Entretanto vejamos que riqueza Encerra esse embrião tenue que o pollen No calix deposita, e que protege, Até ser fructo, a Natureza affavel. Os volvedoiros finos, que competem Co' a mais fina cambraya, não permittem Que o ar caustique o delicado infante. Rica mantilha o cobre, té que ousado + Rompa a prisão que o corpo lhe comprime. É fructo, é grão; e os intimos segredos Deste progresso apenas adivinham
Malpighi, Leuwenhoek, que os espreitam. (18)
Quem dirá que este grão encerrà tudo; Raizes, tronco, folhas, flor, e fructo? Que na terra, de novo germinando, Renova a planta inteira de que nasce?
Do cimo deste grão, como da base, A plantula projecta: hasteas, raizes,
Que aos ares sobem, que no chão penetram: No centro, orgãos diversos accumulam Fluidos varios que a raiz engrossam; E quando com vigor á terra a prendem, Refluem para a plantula, que exige Que a desenvolva nutrição mais forte.

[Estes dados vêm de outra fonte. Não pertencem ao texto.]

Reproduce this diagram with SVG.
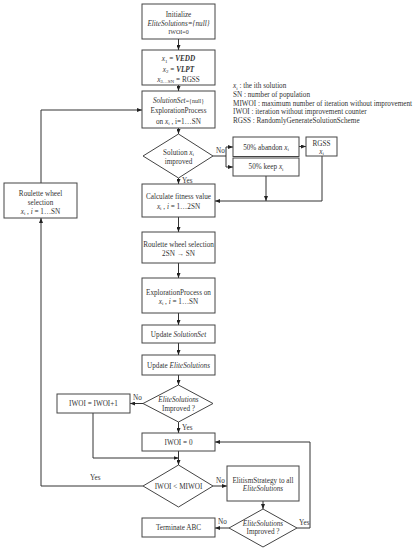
<svg xmlns="http://www.w3.org/2000/svg" width="416" height="550" viewBox="0 0 416 550">
<defs>
<marker id="ah" markerWidth="5" markerHeight="4" refX="5" refY="2" orient="auto" markerUnits="userSpaceOnUse">
<path d="M0,0 L5,2 L0,4 Z" fill="#222"/>
</marker>
<style>
.b{fill:#fff;stroke:#444;stroke-width:1}
.t{font-family:"Liberation Serif","Times New Roman",serif;font-size:7.2px;fill:#333;text-anchor:middle}
.l{font-family:"Liberation Serif","Times New Roman",serif;font-size:7.2px;fill:#333}
.i{font-style:italic}
.s{font-size:5px}
.c{fill:none;stroke:#333;stroke-width:1}
.a{fill:none;stroke:#333;stroke-width:1;marker-end:url(#ah)}
</style>
</defs>
<rect width="416" height="550" fill="#fff"/>

<g id="connectors">
<line class="a" x1="178.5" y1="39" x2="178.5" y2="50"/>
<line class="a" x1="178.5" y1="85" x2="178.5" y2="91"/>
<line class="a" x1="178.5" y1="128" x2="178.5" y2="134"/>
<line class="a" x1="178.5" y1="178" x2="178.5" y2="184"/>
<polyline class="c" points="213,156 226,156"/>
<polyline class="a" points="226,156 226,147 233,147"/>
<polyline class="a" points="226,156 226,167 233,167"/>
<line class="a" x1="299" y1="146.5" x2="306" y2="146.5"/>
<polyline class="a" points="322,156 322,201 215,201"/>
<line class="a" x1="266" y1="176" x2="266" y2="201"/>
<line class="a" x1="178.5" y1="217" x2="178.5" y2="232"/>
<line class="a" x1="178.5" y1="263" x2="178.5" y2="278"/>
<line class="a" x1="178.5" y1="313" x2="178.5" y2="325"/>
<line class="a" x1="178.5" y1="343" x2="178.5" y2="355"/>
<line class="a" x1="178.5" y1="375" x2="178.5" y2="385"/>
<line class="a" x1="143" y1="403.5" x2="130" y2="403.5"/>
<line class="a" x1="178.5" y1="422" x2="178.5" y2="433"/>
<polyline class="a" points="93,413 93,458 178.5,458"/>
<line class="a" x1="178.5" y1="451" x2="178.5" y2="465"/>
<polyline class="a" points="143,486 41,486 41,218"/>
<polyline class="a" points="41,183 41,110 142,110"/>
<line class="a" x1="213" y1="486" x2="227" y2="486"/>
<line class="a" x1="263" y1="501" x2="263" y2="509"/>
<polyline class="a" points="297,528 310,528 310,442 215,442"/>
<line class="a" x1="229" y1="528" x2="215" y2="528"/>
<text class="l" x="216" y="153">No</text>
<text class="l" x="182" y="183">Yes</text>
<text class="l" x="133" y="400">No</text>
<text class="l" x="182" y="429.5">Yes</text>
<text class="l" x="90" y="479.5">Yes</text>
<text class="l" x="216" y="483">No</text>
<text class="l" x="299" y="525">Yes</text>
<text class="l" x="218" y="524">No</text>
</g>

<g id="init">
<rect class="b" x="142" y="4" width="73" height="35"/>
<text class="t" x="178.5" y="16.5">Initialize</text>
<text class="t" x="178.5" y="25.5"><tspan class="i">EliteSolutions={null}</tspan></text>
<text class="t" x="178.5" y="33.5" style="font-size:6px">IWOI=0</text>
</g>

<g id="assign">
<rect class="b" x="142" y="50" width="73" height="35"/>
<text class="t" x="178.5" y="61"><tspan class="i">x</tspan><tspan class="s" dy="1.5">1</tspan><tspan dy="-1.5"> = </tspan><tspan class="i" font-weight="bold">VEDD</tspan></text>
<text class="t" x="178.5" y="71.5"><tspan class="i">x</tspan><tspan class="s" dy="1.5">2</tspan><tspan dy="-1.5"> = </tspan><tspan class="i" font-weight="bold">VLPT</tspan></text>
<text class="t" x="178.5" y="81.5"><tspan class="i">x</tspan><tspan class="s" dy="1.5">3…SN</tspan><tspan dy="-1.5"> = RGSS</tspan></text>
</g>

<g id="legend">
<text class="l" x="233" y="88"><tspan class="i">x</tspan><tspan class="s" dy="1.5">i</tspan><tspan dy="-1.5"> : the ith solution</tspan></text>
<text class="l" x="233" y="96.8">SN : number of population</text>
<text class="l" x="233" y="105.6">MIWOI : maximum number of iteration without improvement</text>
<text class="l" x="233" y="114.4">IWOI : iteration without improvement counter</text>
<text class="l" x="233" y="123.2">RGSS : RandomlyGenerateSolutionScheme</text>
</g>

<g id="explore1">
<rect class="b" x="142" y="91" width="73" height="37"/>
<text class="t" x="178.5" y="102.5"><tspan class="i">SolutionSet</tspan><tspan style="font-size:6px">={null}</tspan></text>
<text class="t" x="178.5" y="112.5">ExplorationProcess</text>
<text class="t" x="178.5" y="123.5">on  <tspan class="i">x</tspan><tspan class="s" dy="1.5">i</tspan><tspan dy="-1.5"> , i=1…SN</tspan></text>
</g>

<g id="improved1">
<polygon class="b" points="178.5,134 213,156 178.5,178 143,156"/>
<text class="t" x="178.5" y="154.5">Solution <tspan class="i">x</tspan><tspan class="s" dy="1.5">i</tspan></text>
<text class="t" x="178.5" y="164">improved</text>
</g>

<g id="abandon">
<rect class="b" x="233" y="137" width="66" height="19.5"/>
<text class="t" x="266" y="149.5">50% abandon  <tspan class="i">x</tspan><tspan class="s" dy="1.5">i</tspan></text>
</g>

<g id="keep">
<rect class="b" x="233" y="158" width="66" height="18"/>
<text class="t" x="266" y="169">50% keep  <tspan class="i">x</tspan><tspan class="s" dy="1.5">i</tspan></text>
</g>

<g id="rgss">
<rect class="b" x="306" y="137" width="31" height="19"/>
<text class="t" x="321.5" y="145.5">RGSS</text>
<text class="t" x="321.5" y="153.5"><tspan class="i">x</tspan><tspan class="s" dy="1.5">i</tspan></text>
</g>

<g id="fitness">
<rect class="b" x="142" y="184" width="73" height="33"/>
<text class="t" x="178.5" y="198.5">Calculate fitness value</text>
<text class="t" x="178.5" y="208.5"><tspan class="i">x</tspan><tspan class="s" dy="1.5">i</tspan><tspan dy="-1.5"> , </tspan><tspan class="i">i</tspan> = 1…2SN</text>
</g>

<g id="roulette">
<rect class="b" x="142" y="232" width="73" height="31"/>
<text class="t" x="178.5" y="246.5">Roulette wheel selection</text>
<text class="t" x="178.5" y="255.5">2SN → SN</text>
</g>

<g id="explore2">
<rect class="b" x="142" y="278" width="73" height="35"/>
<text class="t" x="178.5" y="295">ExplorationProcess on</text>
<text class="t" x="178.5" y="303.5"><tspan class="i">x</tspan><tspan class="s" dy="1.5">i</tspan><tspan dy="-1.5"> , </tspan><tspan class="i">i</tspan> = 1…SN</text>
</g>

<g id="updateSet">
<rect class="b" x="142" y="325" width="73" height="18"/>
<text class="t" x="178.5" y="336.5">Update <tspan class="i">SolutionSet</tspan></text>
</g>

<g id="updateElite">
<rect class="b" x="142" y="355" width="73" height="20"/>
<text class="t" x="178.5" y="367.5">Update <tspan class="i">EliteSolutions</tspan></text>
</g>

<g id="improved2">
<polygon class="b" points="178.5,385 213,403.5 178.5,422 143,403.5"/>
<text class="t" x="178.5" y="401.5"><tspan class="i">EliteSolutions</tspan></text>
<text class="t" x="178.5" y="410.5">Improved ?</text>
</g>

<g id="iwoiInc">
<rect class="b" x="57" y="394" width="73" height="19"/>
<text class="t" x="93.5" y="406">IWOI = IWOI+1</text>
</g>

<g id="iwoiZero">
<rect class="b" x="142" y="433" width="73" height="18"/>
<text class="t" x="178.5" y="444.5">IWOI = 0</text>
</g>

<g id="check">
<polygon class="b" points="178.5,465 213,486 178.5,507 143,486"/>
<text class="t" x="178.5" y="488.5">IWOI &lt; MIWOI</text>
</g>

<g id="leftRoulette">
<rect class="b" x="4" y="183" width="73" height="35"/>
<text class="t" x="40.5" y="195.5">Roulette wheel</text>
<text class="t" x="40.5" y="204.5">selection</text>
<text class="t" x="40.5" y="213.5"><tspan class="i">x</tspan><tspan class="s" dy="1.5">i</tspan><tspan dy="-1.5"> , </tspan><tspan class="i">i</tspan> = 1…SN</text>
</g>

<g id="elitism">
<rect class="b" x="227" y="466" width="72" height="35"/>
<text class="t" x="263" y="482.5">ElitismStrategy to all</text>
<text class="t" x="263" y="491"><tspan class="i">EliteSolutions</tspan></text>
</g>

<g id="improved3">
<polygon class="b" points="263,509 297,528 263,547 229,528"/>
<text class="t" x="263" y="525.5"><tspan class="i">EliteSolutions</tspan></text>
<text class="t" x="263" y="534">Improved ?</text>
</g>

<g id="terminate">
<rect class="b" x="142" y="518" width="73" height="19"/>
<text class="t" x="178.5" y="530">Terminate ABC</text>
</g>
</svg>
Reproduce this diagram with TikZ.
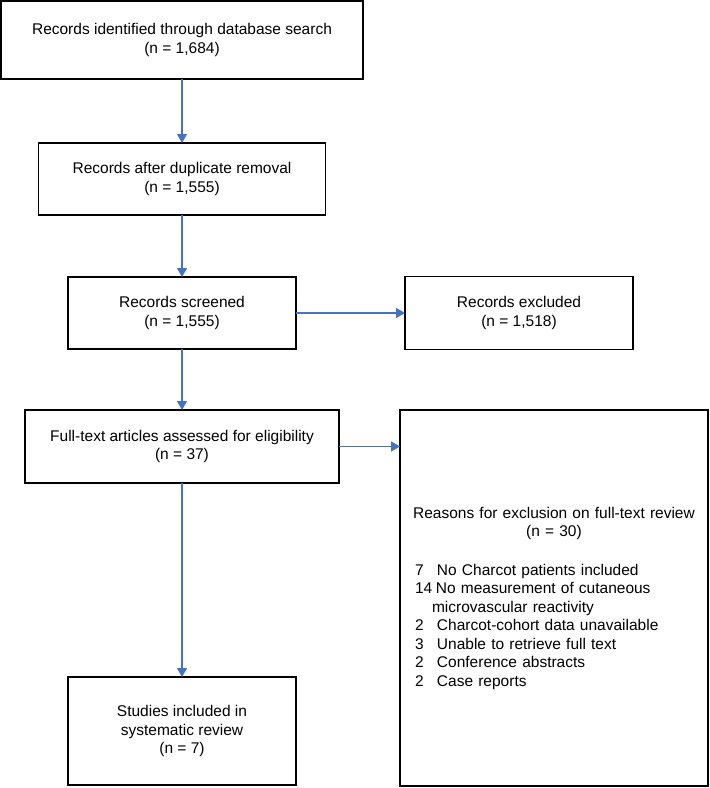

Do spiral movimento deste fluido Uma folha procede; e de outras folhas Se seguem ramos, arvores se formam. Sois vós, ó folhas, esse traje nobre De que se veste a Natureza em pompa; São folhas o signal da Primavera. Os osculos de Zephyro transmitte (19) A mobil folha a Flora namorada: Na verde superficie os ares brincam; Ella respira, e suspirar bem póde,
Se ama, e não medra, quando amor lhe falta.
Futuro magestoso, que descobre Prophetica visão! Com que evidencia Has de mostrar o que hoje são mysterios! Com que pasmo Linneo do assento ethereo (20) Os discipulos seus verá na terra
Fixando as relações, os parentescos
Que entre si, vejetando, as plantas guardam!...
Ray, Tournefort, Linneo, e seus maiores, (21) Em colloquio celeste discutindo,
Verão co' a eterna luz quanto não vemos, E a Sciencia aos vindouros prognostica.
Verão como a semente, esse principio
Da opulencia dos prados, das florestas, Cria milagres d'arte e natureza. Tempes s' elevam, arvores agrestes (22) Em berços, em lamedas se levantam, E ao Cantor do Rhodope asylo prestam. (23) Berços d'hervas, eternamente verdes, Nos jardins de Corcyra abrigo deram (24) Ao vagabundo, heroico e agudo Ulysses, Que Nausicate encontra, reconhece, E com regia piedade ao pae dirige.
Celebres foram os jardins d'Alcinoo: Pomona mesma, tão famosa em Lacio, (25) Estes magicos sitios protegia.
Assidua Nympha cuida em que prosperem : Poda os ramos inuteis, rega a terra; As hasteas mais flexiveis entrelaça ; Cria os pomares, cuida dos enxertos. Vertumno namorado a cor tempera, (26) E nos fructos imita a que nas faces De quem adora observa suspirando. Umas fingem a purpura dos labios, Outras as rosas e jasmins do rosto: São d'ouro est'outras; o sabor e formas Sempre variando, o appetite excitam.
Assim nossos maiores, que entreviam O que sómente estudo rectifica, Da plantula, do grão, da agricultura Deoses crearam; e erigindo templos, A Pomona e Vertumno incensos deram.